**Instructions for the task:**
Give back exactly the lines from the beginning of the listing below to the line holding "const values = [11, 34, 36, 19];", both ends included; the pictures stay out.

**Extracted data:**
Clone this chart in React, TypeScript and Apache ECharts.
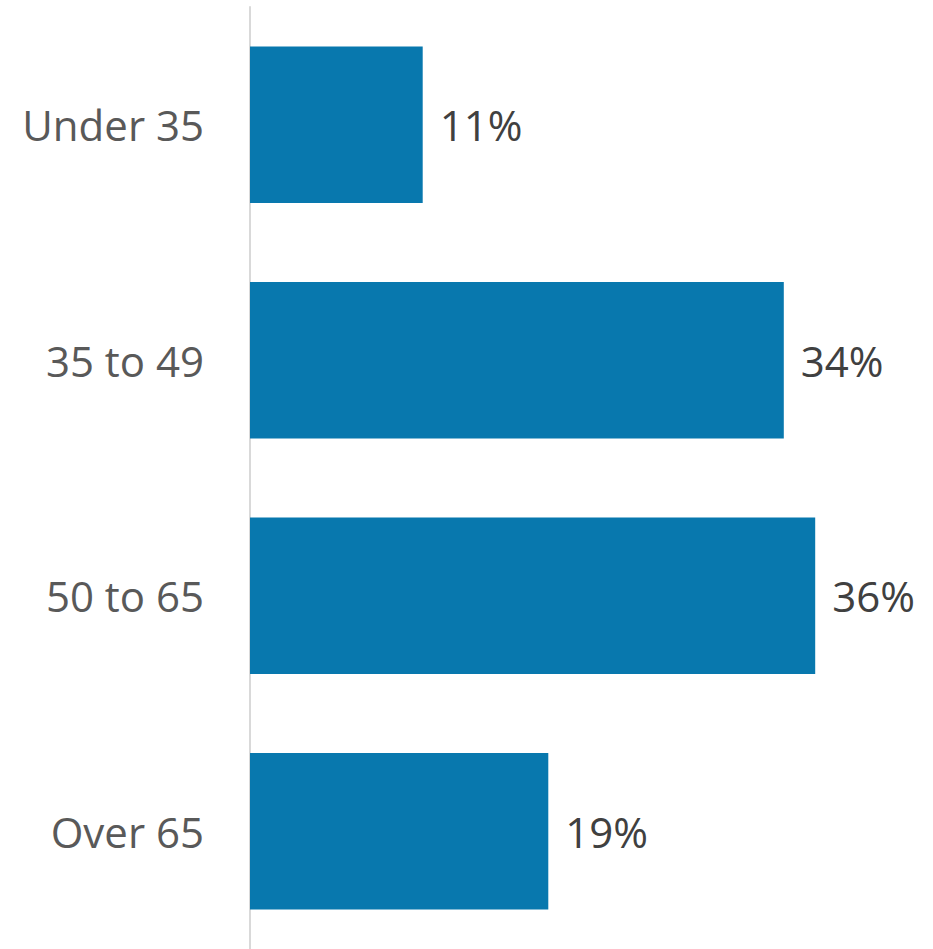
import React, { useEffect, useRef } from "react";
import * as echarts from "echarts";

const categories = ["Under 35", "35 to 49", "50 to 65", "Over 65"];
const values = [11, 34, 36, 19];

export default function App() {
  const ref = useRef<HTMLDivElement>(null);
  useEffect(() => {
    const chart = echarts.init(ref.current!, null, { renderer: "svg" });
    chart.setOption({
      animation: false,
      grid: { left: 250, top: 7, width: 628, height: 944 },
      xAxis: {
        type: "value",
        min: 0,
        max: 40,
        show: false,
      },
      yAxis: {
        type: "category",
        data: categories,
        inverse: true,
        axisLine: { show: true, lineStyle: { color: "#d9d9d9", width: 2 } },
        axisTick: { show: false },
        axisLabel: {
          margin: 46,
          fontSize: 42,
          fontFamily: "Open Sans",
          color: "#595959",
          padding: [4, 0, 0, 0],
        },
      },
      series: [
        {
          type: "bar",
          data: values,
          barCategoryGap: "33.5%",
          itemStyle: { color: "#0878AE" },
          label: {
            show: true,
            position: "right",
            distance: 17,
            formatter: "{c}%",
            fontSize: 42,
            fontFamily: "Open Sans",
            color: "#404040",
            padding: [4, 0, 0, 0],
          },
        },
      ],
    });
    return () => chart.dispose();
  }, []);
  return <div ref={ref} style={{ width: 933, height: 949, position: "absolute", left: 0, top: 0 }} />;
}
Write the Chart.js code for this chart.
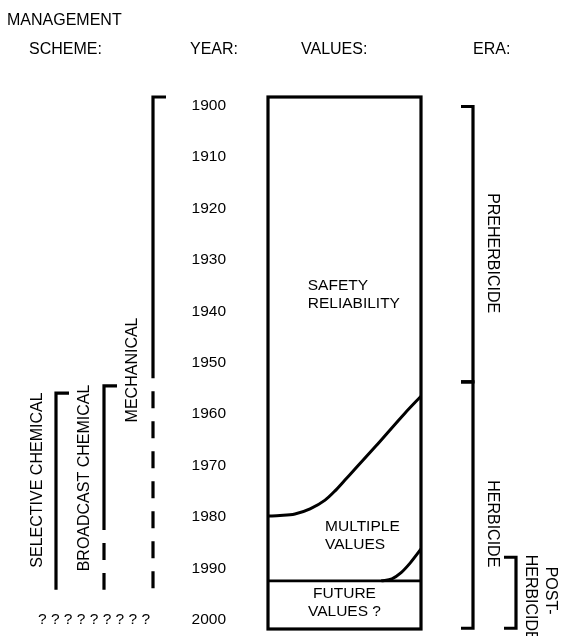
<!DOCTYPE html>
<html>
<head>
<meta charset="utf-8">
<script src="https://cdn.jsdelivr.net/npm/chart.js@4.4.1/dist/chart.umd.min.js"></script>
<style>
  html, body { margin: 0; padding: 0; background: #fff; }
  canvas { display: block; }
</style>
</head>
<body>
<canvas id="c" width="564" height="636"></canvas>
<script>
// ---------- DATA ----------
const yearTicks = [1900, 1910, 1920, 1930, 1940, 1950, 1960, 1970, 1980, 1990, 2000];
const yearMin = 1898.35;
const yearMax = 2001.75;

// share of the "values" column (0 = left edge, 1 = right edge) and the year of the boundary
const safetyShare = [0, 0.078, 0.176, 0.275, 0.373, 0.438, 0.503, 0.699, 0.895, 1.0];
const safetyLimitYear = [1979.8, 1979.7, 1979.4, 1978.4, 1976.7, 1974.9, 1972.8, 1966.4, 1959.8, 1956.5];
const futureShare = [0, 1];
const futureLimitYear = [1992.4, 1992.4];
const multiShare = [0.74, 0.81, 0.87, 0.93, 1.0];
const multiLimitYear = [1992.4, 1992.0, 1990.8, 1988.9, 1986.2];

const valueLabels = [['SAFETY', 'RELIABILITY'], ['MULTIPLE', 'VALUES'], ['FUTURE', 'VALUES ?']];

const schemes = ['SELECTIVE CHEMICAL', 'BROADCAST CHEMICAL', 'MECHANICAL'];
const schemeStart = [1955.9, 1954.5, 1898.35];
const schemeSolidEnd = [1994.1, 1982.5, 1953.0];
const schemeEnd = [1994.1, 1994.1, 1994.1];

const eras = ['PREHERBICIDE', 'HERBICIDE', 'POST-HERBICIDE'];
const eraStart = [1900.2, 1953.7, 1987.8];
const eraEnd = [1953.7, 2001.6, 2001.6];

const headers = ['MANAGEMENT', 'SCHEME:', 'YEAR:', 'VALUES:', 'ERA:'];
const unknownFuture = '? ? ? ? ? ? ? ? ?';

// ---------- LAYOUT (pixels / styles) ----------
const FONT = '"Liberation Sans", Arial, Helvetica, sans-serif';
const layoutCfg = {
  headerPos: [[7, 21], [29, 50], [190, 50], [301, 50], [473, 50]],
  valueLabelPos: [ {x: 0.26, y: [1935.1, 1938.5], align: 'left'},
                   {x: 0.373, y: [1981.8, 1985.3], align: 'left'},
                   {x: 0.50, y: [1994.9, 1998.3], align: 'center'} ],
  schemeX: [56, 104, 153],
  schemeLabel: [ {x: 38, y: 1972.8}, {x: 85, y: 1972.4}, {x: 133, y: 1951.4} ],
  eraX: [473, 473, 516],
  eraLabel: [ {x: 492, y: 1928.7}, {x: 492, y: 1981.3} ],
  postLabel: {x1: 550, y1: 1994.3, x2: 530, y2start: 1987.3},
  hook: 12,
  unknownPos: {x: 38, y: 2000}
};

const bracketPlugin = {
  id: 'bracketPlugin',
  afterDraw(chart) {
    const ctx = chart.ctx;
    const ys = chart.scales.y;
    const xs = chart.scales.x;
    const a = chart.chartArea;
    const Y = v => ys.getPixelForValue(v);
    ctx.save();
    ctx.strokeStyle = '#000';
    ctx.fillStyle = '#000';
    ctx.lineCap = 'butt';

    // box
    ctx.lineWidth = 3.2;
    ctx.strokeRect(a.left, a.top, a.right - a.left, a.bottom - a.top);

    // headers
    ctx.font = '16px ' + FONT;
    ctx.textBaseline = 'middle';
    ctx.textAlign = 'left';
    headers.forEach((h, i) => ctx.fillText(h, layoutCfg.headerPos[i][0], layoutCfg.headerPos[i][1]));

    // labels inside the values column
    ctx.font = '15.5px ' + FONT;
    valueLabels.forEach((lines, i) => {
      const p = layoutCfg.valueLabelPos[i];
      ctx.textAlign = p.align;
      lines.forEach((t, j) => ctx.fillText(t, xs.getPixelForValue(p.x), Y(p.y[j])));
    });

    // scheme brackets
    ctx.lineWidth = 3.2;
    schemes.forEach((s, i) => {
      const x = layoutCfg.schemeX[i];
      const y0 = Y(schemeStart[i]);
      const y1 = Y(schemeSolidEnd[i]);
      const y2 = Y(schemeEnd[i]);
      ctx.setLineDash([]);
      ctx.beginPath();
      ctx.moveTo(x + layoutCfg.hook + 1, y0);
      ctx.lineTo(x, y0);
      ctx.lineTo(x, y1);
      ctx.stroke();
      if (y2 > y1 + 1) {
        ctx.setLineDash([17, 13]);
        ctx.lineDashOffset = 17;
        ctx.beginPath();
        ctx.moveTo(x, y1);
        ctx.lineTo(x, y2);
        ctx.stroke();
        ctx.setLineDash([]);
        ctx.lineDashOffset = 0;
      }
      // label
      const lp = layoutCfg.schemeLabel[i];
      ctx.save();
      ctx.translate(lp.x, Y(lp.y));
      ctx.rotate(-Math.PI / 2);
      ctx.font = '16px ' + FONT;
      ctx.textAlign = 'center';
      ctx.textBaseline = 'middle';
      ctx.fillText(s, 0, 0);
      ctx.restore();
    });

    // era brackets
    eras.forEach((e, i) => {
      const x = layoutCfg.eraX[i];
      const y0 = Y(eraStart[i]);
      const y1 = Y(eraEnd[i]);
      ctx.beginPath();
      ctx.moveTo(x - layoutCfg.hook, y0);
      ctx.lineTo(x, y0);
      ctx.lineTo(x, y1);
      ctx.lineTo(x - layoutCfg.hook, y1);
      ctx.stroke();
    });
    ctx.font = '16px ' + FONT;
    ctx.textBaseline = 'middle';
    layoutCfg.eraLabel.forEach((lp, i) => {
      ctx.save();
      ctx.translate(lp.x, Y(lp.y));
      ctx.rotate(Math.PI / 2);
      ctx.textAlign = 'center';
      ctx.fillText(eras[i], 0, 0);
      ctx.restore();
    });
    const pl = layoutCfg.postLabel;
    const parts = ['POST-', 'HERBICIDE'];
    ctx.save();
    ctx.translate(pl.x1, Y(pl.y1));
    ctx.rotate(Math.PI / 2);
    ctx.textAlign = 'center';
    ctx.fillText(parts[0], 0, 0);
    ctx.restore();
    ctx.save();
    ctx.translate(pl.x2, Y(pl.y2start));
    ctx.rotate(Math.PI / 2);
    ctx.textAlign = 'left';
    ctx.fillText(parts[1], 0, 0);
    ctx.restore();

    // question marks row
    ctx.font = '15.5px ' + FONT;
    ctx.textAlign = 'left';
    ctx.fillText(unknownFuture, layoutCfg.unknownPos.x, Y(layoutCfg.unknownPos.y));

    ctx.restore();
  }
};

const toPts = (xsArr, ysArr) => xsArr.map((v, i) => ({x: v, y: ysArr[i]}));
const lineStyle = {
  borderColor: '#000', borderWidth: 3, pointRadius: 0, fill: false,
  cubicInterpolationMode: 'monotone'
};

new Chart(document.getElementById('c'), {
  type: 'line',
  data: {
    datasets: [
      Object.assign({label: 'safety boundary', data: toPts(safetyShare, safetyLimitYear)}, lineStyle),
      Object.assign({label: 'future boundary', data: toPts(futureShare, futureLimitYear)}, lineStyle, {borderWidth: 2.6}),
      Object.assign({label: 'multiple boundary', data: toPts(multiShare, multiLimitYear)}, lineStyle)
    ]
  },
  options: {
    responsive: false,
    animation: false,
    events: [],
    layout: { padding: { left: 0, right: 143, top: 97, bottom: 7 } },
    plugins: { legend: { display: false }, tooltip: { enabled: false } },
    scales: {
      x: { type: 'linear', min: 0, max: 1, display: false },
      y: {
        type: 'linear', reverse: true, min: yearMin, max: yearMax,
        grid: { display: false, drawTicks: false },
        border: { display: false },
        ticks: {
          color: '#000', padding: 42, font: { size: 15.5, family: FONT },
          callback: v => String(v)
        },
        afterBuildTicks: s => { s.ticks = yearTicks.map(v => ({value: v})); },
        afterFit: s => { s.width = 268; s.paddingTop = 0; s.paddingBottom = 0; }
      }
    }
  },
  plugins: [bracketPlugin]
});
</script>
</body>
</html>
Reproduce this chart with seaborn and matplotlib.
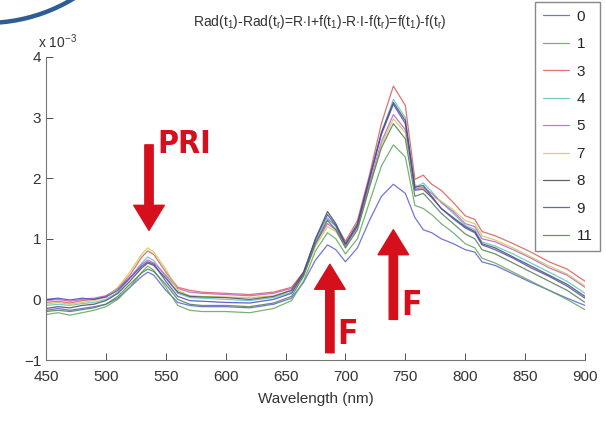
import seaborn as sns
import matplotlib.pyplot as plt
import pandas as pd
import numpy as np
from matplotlib.patches import Ellipse

# Wavelength grid (nm) and spectra (x 1e-3)
wavelength = [450, 460, 470, 480, 490, 500, 510, 520, 530, 535, 540, 550, 560, 570, 580,
              600, 620, 640, 655, 665, 675, 685, 692, 700, 710, 720, 730, 740, 750, 758,
              765, 772, 780, 790, 800, 808, 814, 825, 840, 855, 870, 885, 900]

s0 = [-0.18, -0.15, -0.18, -0.15, -0.12, -0.08, 0.02, 0.2, 0.38, 0.45, 0.4, 0.15, -0.05, -0.1, -0.12,
      -0.12, -0.14, -0.08, 0.02, 0.28, 0.65, 0.9, 0.82, 0.62, 0.85, 1.3, 1.7, 1.9, 1.75, 1.35,
      1.15, 1.1, 1.0, 0.92, 0.82, 0.78, 0.62, 0.56, 0.42, 0.28, 0.15, 0.02, -0.1]
s1 = [-0.25, -0.22, -0.26, -0.22, -0.18, -0.12, 0.0, 0.2, 0.45, 0.55, 0.48, 0.2, -0.1, -0.18, -0.2,
      -0.2, -0.22, -0.15, -0.02, 0.3, 0.8, 1.1, 1.0, 0.75, 1.0, 1.6, 2.2, 2.55, 2.35, 1.55,
      1.5, 1.4, 1.25, 1.1, 0.92, 0.85, 0.68, 0.6, 0.45, 0.3, 0.15, 0.0, -0.17]
s3 = [-0.05, -0.03, -0.06, -0.02, 0.0, 0.05, 0.18, 0.4, 0.7, 0.8, 0.74, 0.45, 0.2, 0.15, 0.12,
      0.1, 0.08, 0.12, 0.2, 0.45, 0.95, 1.32, 1.22, 0.96, 1.3, 2.05, 2.9, 3.52, 3.2, 1.98,
      2.05, 1.9, 1.8, 1.6, 1.38, 1.32, 1.12, 1.05, 0.92, 0.78, 0.62, 0.5, 0.3]
s4 = [-0.1, -0.08, -0.1, -0.07, -0.05, 0.0, 0.12, 0.35, 0.6, 0.7, 0.64, 0.38, 0.1, 0.03, 0.02,
      0.0, -0.02, 0.03, 0.12, 0.4, 0.95, 1.35, 1.2, 0.86, 1.2, 1.95, 2.75, 3.3, 3.0, 1.85,
      1.92, 1.78, 1.6, 1.42, 1.22, 1.15, 0.95, 0.88, 0.75, 0.6, 0.45, 0.3, 0.1]
s5 = [-0.02, 0.0, -0.03, 0.0, 0.02, 0.06, 0.18, 0.36, 0.58, 0.65, 0.6, 0.4, 0.18, 0.12, 0.1,
      0.08, 0.06, 0.1, 0.18, 0.42, 0.92, 1.25, 1.15, 0.9, 1.2, 1.9, 2.6, 3.05, 2.8, 1.82,
      1.85, 1.75, 1.6, 1.45, 1.25, 1.2, 1.0, 0.95, 0.82, 0.68, 0.52, 0.4, 0.2]
s7 = [-0.08, -0.05, -0.08, -0.05, -0.02, 0.03, 0.2, 0.45, 0.75, 0.85, 0.78, 0.5, 0.15, 0.06, 0.05,
      0.04, 0.03, 0.06, 0.15, 0.4, 0.88, 1.2, 1.12, 0.88, 1.15, 1.85, 2.55, 2.98, 2.75, 1.9,
      1.8, 1.7, 1.62, 1.48, 1.3, 1.25, 1.05, 0.98, 0.85, 0.7, 0.55, 0.42, 0.22]
s8 = [-0.15, -0.12, -0.14, -0.1, -0.08, -0.02, 0.1, 0.3, 0.52, 0.6, 0.56, 0.35, 0.12, 0.05, 0.04,
      0.03, 0.0, 0.05, 0.15, 0.45, 1.0, 1.45, 1.25, 0.92, 1.25, 2.0, 2.75, 3.25, 2.95, 1.85,
      1.88, 1.7, 1.5, 1.35, 1.2, 1.12, 0.92, 0.85, 0.7, 0.55, 0.4, 0.25, 0.05]
s9 = [0.0, 0.02, -0.01, 0.02, 0.0, 0.04, 0.15, 0.35, 0.55, 0.62, 0.58, 0.3, 0.05, -0.02, -0.03,
      -0.05, -0.06, 0.0, 0.1, 0.42, 1.0, 1.4, 1.22, 0.9, 1.22, 1.98, 2.72, 3.22, 2.9, 1.8,
      1.82, 1.68, 1.5, 1.33, 1.18, 1.1, 0.9, 0.82, 0.68, 0.52, 0.38, 0.22, 0.02]
s11 = [-0.2, -0.18, -0.2, -0.17, -0.14, -0.08, 0.05, 0.25, 0.44, 0.5, 0.46, 0.25, 0.0, -0.08, -0.1,
       -0.1, -0.12, -0.06, 0.05, 0.38, 0.92, 1.3, 1.15, 0.85, 1.15, 1.85, 2.5, 2.9, 2.65, 1.7,
       1.75, 1.6, 1.42, 1.25, 1.08, 1.0, 0.82, 0.75, 0.6, 0.45, 0.3, 0.15, -0.05]

labels = ['0', '1', '3', '4', '5', '7', '8', '9', '11']
series = [s0, s1, s3, s4, s5, s7, s8, s9, s11]
colors = ['#5b5bd6', '#5ea65e', '#d85a5a', '#5cc4c4', '#c25cc2', '#c9c95a', '#4a4a4a', '#4848c0', '#4f7f4f']

rows = []
for lab, vals in zip(labels, series):
    for w, v in zip(wavelength, vals):
        rows.append({'Wavelength': w, 'Value': v, 'Time': lab})
df = pd.DataFrame(rows)

sns.set_style("ticks")
plt.rcParams['font.family'] = ['Liberation Sans', 'DejaVu Sans']
plt.rcParams['mathtext.fontset'] = 'custom'
plt.rcParams['mathtext.rm'] = 'Liberation Sans'
plt.rcParams['mathtext.it'] = 'Liberation Sans'

fig = plt.figure(figsize=(6.06, 4.26), dpi=100)
ax = fig.add_axes([46 / 606, 1 - 360 / 426, 539 / 606, 303 / 426])

sns.lineplot(data=df, x='Wavelength', y='Value', hue='Time', hue_order=labels,
             palette=dict(zip(labels, colors)), linewidth=0.9, alpha=0.85,
             sort=False, ax=ax, legend=True)

ax.set_xlim(450, 900)
ax.set_ylim(-1, 4)
ax.set_xticks(range(450, 901, 50))
ax.set_yticks(range(-1, 5))
ax.tick_params(direction='in', length=5, width=0.6, labelsize=11, colors='#333333')
ax.tick_params(axis='x', pad=7)
for side in ['top', 'right']:
    ax.spines[side].set_visible(False)
for side in ['left', 'bottom']:
    ax.spines[side].set_linewidth(0.8)
    ax.spines[side].set_color('#777777')
ax.set_xlabel('Wavelength (nm)', fontsize=11, color='#333333', labelpad=6)
ax.set_ylabel('')

fig.text(38 / 606, 1 - 48 / 426, r'x 10$^{-3}$', fontsize=10, color='#333333', va='baseline')
fig.text(320 / 606, 1 - 26 / 426,
         r'Rad(t$_1$)-Rad(t$_r$)=R$\cdot$I+f(t$_1$)-R$\cdot$I-f(t$_r$)=f(t$_1$)-f(t$_r$)',
         fontsize=10, color='#333333', ha='center', va='baseline')

# legend in the top right corner, extending above the axes
handles, labs = ax.get_legend_handles_labels()
ax.legend(handles, labs, loc='upper right', bbox_to_anchor=(600 / 606, 424 / 426),
          bbox_transform=fig.transFigure, borderaxespad=0, fontsize=11, frameon=True,
          fancybox=False, edgecolor='#888888', framealpha=1, handlelength=1.7,
          handletextpad=0.5, labelspacing=0.88, borderpad=0.5, title=None)

# red annotation arrows
red = '#d5101c'
arrow = dict(width=6, headwidth=22, headlength=18, color=red, shrink=0)
ax.annotate('', xy=(536, 1.14), xytext=(536, 2.55), arrowprops=arrow)
ax.annotate('', xy=(687, 0.58), xytext=(687, -0.88), arrowprops=arrow)
ax.annotate('', xy=(740, 1.15), xytext=(740, -0.33), arrowprops=arrow)
ax.text(543, 2.3, 'PRI', color=red, fontsize=23, fontweight='bold', fontstretch='condensed',
        family=['DejaVu Sans'], va='bottom')
ax.text(693, -0.85, 'F', color=red, fontsize=24, fontweight='bold', fontstretch='condensed',
        family=['DejaVu Sans'], va='bottom')
ax.text(747, -0.37, 'F', color=red, fontsize=24, fontweight='bold', fontstretch='condensed',
        family=['DejaVu Sans'], va='bottom')

# blue decorative arc in the top-left corner
fig.add_artist(Ellipse((-14 / 606, 572 / 426), 2 * 169 / 606, 2 * 169 / 426,
                       transform=fig.transFigure, fill=False, lw=3.2, color='#2e5c94'))

fig.savefig('out.png', dpi=100)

**Full output:**
Clone this chart in React, TypeScript and Apache ECharts.
import React, { useEffect, useRef } from "react";
import * as echarts from "echarts";

const categories = ["Under 35", "35 to 49", "50 to 65", "Over 65"];
const values = [11, 34, 36, 19];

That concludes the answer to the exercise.